* **Problem details**
Leaving the pictures aside, transcribe every line below exactly.

* **Data lines**
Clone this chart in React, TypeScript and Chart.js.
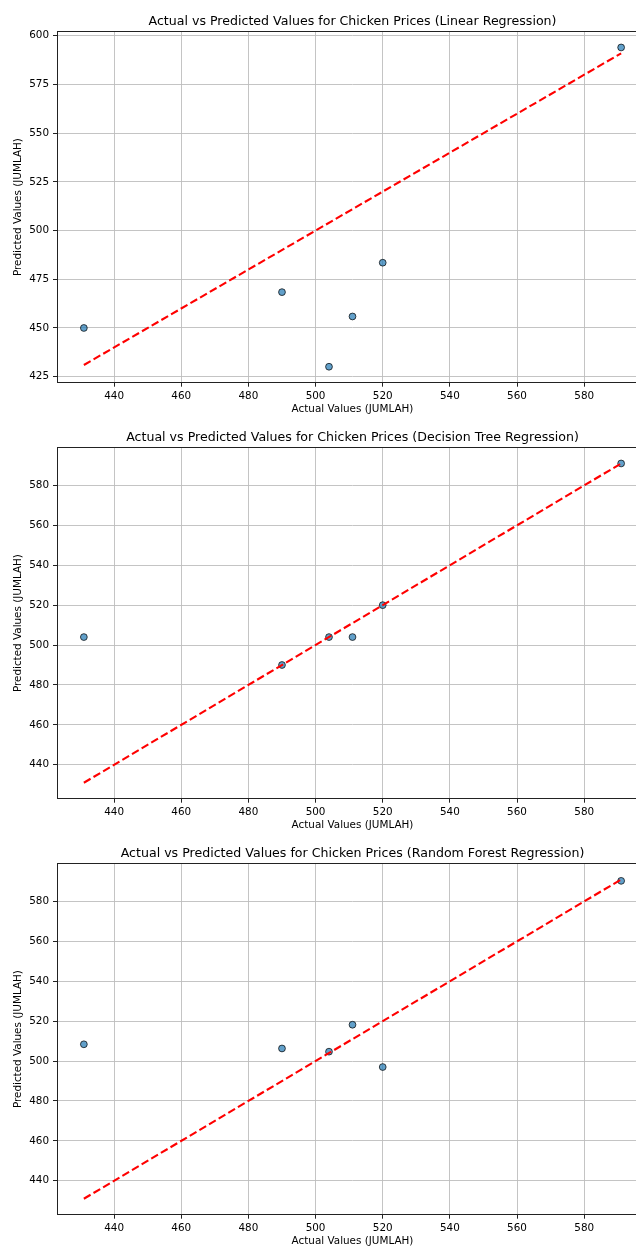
import React, { useEffect, useRef } from "react";
import { Chart, registerables } from "chart.js";

Chart.register(...registerables);

// ---- data ----
const actualValues = [431, 490, 504, 511, 520, 591];
const predictedLinear = [450, 468.4, 430.1, 455.9, 483.5, 594.0];
const predictedTree = [504, 490, 504, 504, 520, 591];
const predictedForest = [508.4, 506.3, 504.7, 518.2, 497, 590.3];

const xTickValues = [440, 460, 480, 500, 520, 540, 560, 580];
const yTicksLinear = [425, 450, 475, 500, 525, 550, 575, 600];
const yTicksTree = [440, 460, 480, 500, 520, 540, 560, 580];
const yTicksForest = [440, 460, 480, 500, 520, 540, 560, 580];

const panelTitles = [
  "Actual vs Predicted Values for Chicken Prices (Linear Regression)",
  "Actual vs Predicted Values for Chicken Prices (Decision Tree Regression)",
  "Actual vs Predicted Values for Chicken Prices (Random Forest Regression)",
];
const xAxisLabel = "Actual Values (JUMLAH)";
const yAxisLabel = "Predicted Values (JUMLAH)";

const FONT = "'DejaVu Sans', sans-serif";
const CANVAS_W = 660;
const CANVAS_H = 416;

function paddedRange(values: number[]) {
  const lo = Math.min(...values);
  const hi = Math.max(...values);
  const m = (hi - lo) * 0.05;
  return [lo - m, hi + m];
}

function makeFramePlugin(title: string) {
  return {
    id: "frameAndTitle",
    afterDraw(chart: any) {
      const { ctx, chartArea: a } = chart;
      ctx.save();
      ctx.strokeStyle = "#222";
      ctx.lineWidth = 1;
      const l = Math.floor(a.left) + 0.5;
      const t = Math.floor(a.top) + 0.5;
      const r = Math.floor(a.right) + 0.5;
      const b = Math.floor(a.bottom) + 0.5;
      ctx.strokeRect(l, t, r - l, b - t);
      ctx.fillStyle = "#000";
      ctx.font = `12.6px ${FONT}`;
      ctx.textAlign = "center";
      ctx.textBaseline = "alphabetic";
      ctx.fillText(title, (a.left + a.right) / 2, 25);
      ctx.restore();
    },
  };
}

function Panel(props: { title: string; predicted: number[]; yTicks: number[]; top: number }) {
  const ref = useRef<HTMLCanvasElement | null>(null);
  useEffect(() => {
    const canvas = ref.current;
    if (!canvas) return;
    const { title, predicted, yTicks } = props;
    const minA = Math.min(...actualValues);
    const maxA = Math.max(...actualValues);
    const lineData = [
      { x: minA, y: minA },
      { x: maxA, y: maxA },
    ];
    const points = actualValues.map((x, i) => ({ x, y: predicted[i] }));
    const [xMin, xMax] = paddedRange(actualValues);
    const [yMin, yMax] = paddedRange([...predicted, minA, maxA]);

    const tickFont = { family: FONT, size: 10.4 };
    const grid = {
      color: "#bdbdbd",
      lineWidth: 0.9,
      drawTicks: true,
      tickLength: 4,
      tickColor: "#222",
      tickWidth: 1,
    };

    const chart = new Chart(canvas, {
      type: "scatter",
      data: {
        datasets: [
          {
            type: "line",
            data: lineData,
            borderColor: "#ff0000",
            borderWidth: 2.1,
            borderDash: [7.8, 3.4],
            borderCapStyle: "butt",
            pointRadius: 0,
            fill: false,
            tension: 0,
            order: 0,
          } as any,
          {
            type: "scatter",
            data: points,
            backgroundColor: "rgba(31,119,180,0.7)",
            borderColor: "rgba(0,0,0,0.7)",
            borderWidth: 1,
            pointRadius: 3.4,
            order: 1,
          } as any,
        ],
      },
      options: {
        responsive: false,
        animation: false,
        devicePixelRatio: 1,
        events: [],
        layout: { padding: { top: 31.5, right: 12, left: 0, bottom: 0 } },
        plugins: {
          legend: { display: false },
          tooltip: { enabled: false },
          title: { display: false },
        },
        scales: {
          x: {
            type: "linear",
            min: xMin,
            max: xMax,
            afterBuildTicks: (s: any) => {
              s.ticks = xTickValues.map((v) => ({ value: v }));
            },
            afterFit: (s: any) => {
              s.height = 33.3;
            },
            grid,
            border: { display: false },
            ticks: {
              font: tickFont,
              color: "#000",
              padding: 3,
              maxRotation: 0,
              autoSkip: false,
              callback: (v: any) => String(v),
            },
            title: {
              display: true,
              text: xAxisLabel,
              font: tickFont,
              color: "#000",
              padding: { top: 0, bottom: 0 },
            },
          },
          y: {
            type: "linear",
            min: yMin,
            max: yMax,
            afterBuildTicks: (s: any) => {
              s.ticks = yTicks.map((v) => ({ value: v }));
            },
            afterFit: (s: any) => {
              s.width = 57;
            },
            grid,
            border: { display: false },
            ticks: {
              font: tickFont,
              color: "#000",
              padding: 4,
              autoSkip: false,
              callback: (v: any) => String(v),
            },
            title: {
              display: true,
              text: yAxisLabel,
              font: tickFont,
              color: "#000",
              padding: { top: 12, bottom: 0 },
            },
          },
        },
      } as any,
      plugins: [makeFramePlugin(title)],
    });
    return () => chart.destroy();
  }, []);

  return (
    <canvas
      ref={ref}
      width={CANVAS_W}
      height={CANVAS_H}
      style={{
        position: "absolute",
        left: 0,
        top: props.top,
        width: CANVAS_W,
        height: CANVAS_H,
        display: "block",
      }}
    />
  );
}

export default function App() {
  return (
    <div
      style={{
        position: "absolute",
        left: 0,
        top: 0,
        width: 636,
        height: 1247,
        overflow: "hidden",
        background: "#fff",
      }}
    >
      <Panel title={panelTitles[0]} predicted={predictedLinear} yTicks={yTicksLinear} top={0} />
      <Panel title={panelTitles[1]} predicted={predictedTree} yTicks={yTicksTree} top={416} />
      <Panel title={panelTitles[2]} predicted={predictedForest} yTicks={yTicksForest} top={832} />
    </div>
  );
}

* **Response to this task**
Clone this chart in React, TypeScript and Chart.js.
import React, { useEffect, useRef } from "react";
import { Chart, registerables } from "chart.js";

Chart.register(...registerables);

// ---- data ----
const actualValues = [431, 490, 504, 511, 520, 591];
const predictedLinear = [450, 468.4, 430.1, 455.9, 483.5, 594.0];
const predictedTree = [504, 490, 504, 504, 520, 591];
const predictedForest = [508.4, 506.3, 504.7, 518.2, 497, 590.3];

const xTickValues = [440, 460, 480, 500, 520, 540, 560, 580];
const yTicksLinear = [425, 450, 475, 500, 525, 550, 575, 600];
const yTicksTree = [440, 460, 480, 500, 520, 540, 560, 580];
const yTicksForest = [440, 460, 480, 500, 520, 540, 560, 580];

const panelTitles = [
  "Actual vs Predicted Values for Chicken Prices (Linear Regression)",
  "Actual vs Predicted Values for Chicken Prices (Decision Tree Regression)",
  "Actual vs Predicted Values for Chicken Prices (Random Forest Regression)",
];
const xAxisLabel = "Actual Values (JUMLAH)";
const yAxisLabel = "Predicted Values (JUMLAH)";

const FONT = "'DejaVu Sans', sans-serif";
const CANVAS_W = 660;
const CANVAS_H = 416;

function paddedRange(values: number[]) {
  const lo = Math.min(...values);
  const hi = Math.max(...values);
  const m = (hi - lo) * 0.05;
  return [lo - m, hi + m];
}

function makeFramePlugin(title: string) {
  return {
    id: "frameAndTitle",
    afterDraw(chart: any) {
      const { ctx, chartArea: a } = chart;
      ctx.save();
      ctx.strokeStyle = "#222";
      ctx.lineWidth = 1;
      const l = Math.floor(a.left) + 0.5;
      const t = Math.floor(a.top) + 0.5;
      const r = Math.floor(a.right) + 0.5;
      const b = Math.floor(a.bottom) + 0.5;
      ctx.strokeRect(l, t, r - l, b - t);
      ctx.fillStyle = "#000";
      ctx.font = `12.6px ${FONT}`;
      ctx.textAlign = "center";
      ctx.textBaseline = "alphabetic";
      ctx.fillText(title, (a.left + a.right) / 2, 25);
      ctx.restore();
    },
  };
}

function Panel(props: { title: string; predicted: number[]; yTicks: number[]; top: number }) {
  const ref = useRef<HTMLCanvasElement | null>(null);
  useEffect(() => {
    const canvas = ref.current;
    if (!canvas) return;
    const { title, predicted, yTicks } = props;
    const minA = Math.min(...actualValues);
    const maxA = Math.max(...actualValues);
    const lineData = [
      { x: minA, y: minA },
      { x: maxA, y: maxA },
    ];
    const points = actualValues.map((x, i) => ({ x, y: predicted[i] }));
    const [xMin, xMax] = paddedRange(actualValues);
    const [yMin, yMax] = paddedRange([...predicted, minA, maxA]);

    const tickFont = { family: FONT, size: 10.4 };
    const grid = {
      color: "#bdbdbd",
      lineWidth: 0.9,
      drawTicks: true,
      tickLength: 4,
      tickColor: "#222",
      tickWidth: 1,
    };

    const chart = new Chart(canvas, {
      type: "scatter",
      data: {
        datasets: [
          {
            type: "line",
            data: lineData,
            borderColor: "#ff0000",
            borderWidth: 2.1,
            borderDash: [7.8, 3.4],
            borderCapStyle: "butt",
            pointRadius: 0,
            fill: false,
            tension: 0,
            order: 0,
          } as any,
          {
            type: "scatter",
            data: points,
            backgroundColor: "rgba(31,119,180,0.7)",
            borderColor: "rgba(0,0,0,0.7)",
            borderWidth: 1,
            pointRadius: 3.4,
            order: 1,
          } as any,
        ],
      },
      options: {
        responsive: false,
        animation: false,
        devicePixelRatio: 1,
        events: [],
        layout: { padding: { top: 31.5, right: 12, left: 0, bottom: 0 } },
        plugins: {
          legend: { display: false },
          tooltip: { enabled: false },
          title: { display: false },
        },
        scales: {
          x: {
            type: "linear",
            min: xMin,
            max: xMax,
            afterBuildTicks: (s: any) => {
              s.ticks = xTickValues.map((v) => ({ value: v }));
            },
            afterFit: (s: any) => {
              s.height = 33.3;
            },
            grid,
            border: { display: false },
            ticks: {
              font: tickFont,
              color: "#000",
              padding: 3,
              maxRotation: 0,
              autoSkip: false,
              callback: (v: any) => String(v),
            },
            title: {
              display: true,
              text: xAxisLabel,
              font: tickFont,
              color: "#000",
              padding: { top: 0, bottom: 0 },
            },
          },
          y: {
            type: "linear",
            min: yMin,
            max: yMax,
            afterBuildTicks: (s: any) => {
              s.ticks = yTicks.map((v) => ({ value: v }));
            },
            afterFit: (s: any) => {
              s.width = 57;
            },
            grid,
            border: { display: false },
            ticks: {
              font: tickFont,
              color: "#000",
              padding: 4,
              autoSkip: false,
              callback: (v: any) => String(v),
            },
            title: {
              display: true,
              text: yAxisLabel,
              font: tickFont,
              color: "#000",
              padding: { top: 12, bottom: 0 },
            },
          },
        },
      } as any,
      plugins: [makeFramePlugin(title)],
    });
    return () => chart.destroy();
  }, []);

  return (
    <canvas
      ref={ref}
      width={CANVAS_W}
      height={CANVAS_H}
      style={{
        position: "absolute",
        left: 0,
        top: props.top,
        width: CANVAS_W,
        height: CANVAS_H,
        display: "block",
      }}
    />
  );
}

export default function App() {
  return (
    <div
      style={{
        position: "absolute",
        left: 0,
        top: 0,
        width: 636,
        height: 1247,
        overflow: "hidden",
        background: "#fff",
      }}
    >
      <Panel title={panelTitles[0]} predicted={predictedLinear} yTicks={yTicksLinear} top={0} />
      <Panel title={panelTitles[1]} predicted={predictedTree} yTicks={yTicksTree} top={416} />
      <Panel title={panelTitles[2]} predicted={predictedForest} yTicks={yTicksForest} top={832} />
    </div>
  );
}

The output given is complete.